The first step is to look at the usage patterns on the table. The technet article splits this into two queries that I have combined into one single query below. What I am looking for first is how much the table/index is updated: more updates will mean more CPU overhead as pages/rows are decompressed before being updated. If the server doesn’t have many spare CPU cycles to spare I could be helping to create a bottleneck at the CPU. Secondly: how many scans happen on the table/index? More scans means it’s more likely that we’ll get a performance benefit when we go to read the the object from disk as we will do less physical reads.

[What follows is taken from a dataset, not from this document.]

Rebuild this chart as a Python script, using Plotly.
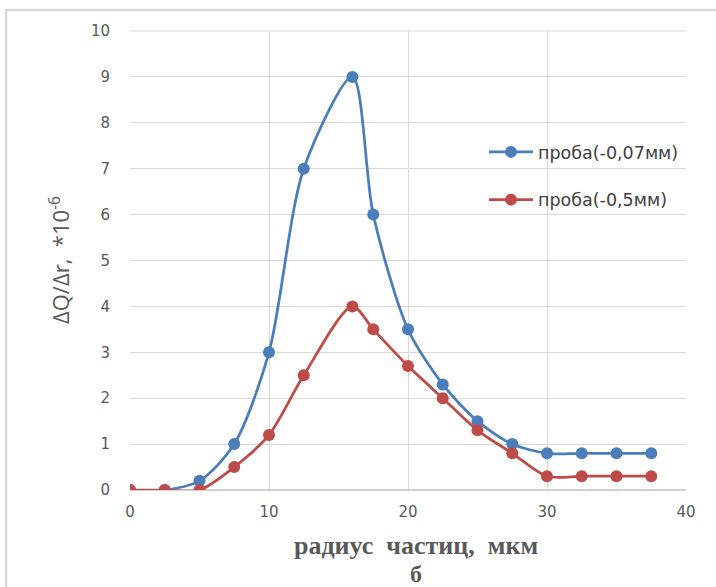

SELECT o.name AS [Table_Name]
  , x.name AS [Index_Name]
  , i.partition_number AS [Partition]
  , i.index_id AS [Index_ID]
  , x.type_desc AS [Index_Type]
  , i.leaf_update_count * 100.0/ ( i.range_scan_count + i.leaf_insert_count + i.leaf_delete_count + i.leaf_update_count + i.leaf_page_merge_count + i.singleton_lookup_count) AS [Percent_Update]
  , i.range_scan_count * 100.0/ ( i.range_scan_count + i.leaf_insert_count + i.leaf_delete_count + i.leaf_update_count + i.leaf_page_merge_count + i.singleton_lookup_count) AS [Percent_Scan]
FROM sys.dm_db_index_operational_stats(DB_ID(), NULL, NULL, NULL) i
  JOIN sys.objects o ON o.object_id = i.object_id
  JOIN sys.indexes x ON x.object_id = i.object_id
    AND x.index_id = i.index_id
WHERE ( i.range_scan_count + i.leaf_insert_count + i.leaf_delete_count + leaf_update_count + i.leaf_page_merge_count + i.singleton_lookup_count) != 0
  AND OBJECTPROPERTY(i.object_id, 'IsUserTable') = 1
  AND o.name = '';

This is important information but if you are looking at enabling compression there is probably a more immediate consideration as well: you need to conserve space on your data drives. The stored procedure below will give you an idea of the space savings benefit for either ROW or PAGE level compression. The data types in the index or table will have a large impact on how much SQL is able to squeeze data down. This ultimately (in tandem with the usage patterns determined above) drive your decision to compress your data. If you have spare CPU cycles to burn and you can reclaim a large amount of space in your database (or even disk drive if needed), then compression is going to an important tool in your toolbox. We recently reclaimed nearly 200 GB in our data warehouse by compressing our largest table (260 GB down to 56 GB). The table was rarely updated but scanned often so in addition to gaining back significant database space we’ve also sped up the ETL processes that access that table as a bonus!

EXEC sp_estimate_data_compression_savings ''
  , ''
  , NULL
  , NULL
  , '';

The technet article is great and goes into greater depth on what’s happening under the hood when you compress tables as well as providing more detailed examples of compression decision scenarios and really is recommended reading if you are currently looking to implement compression.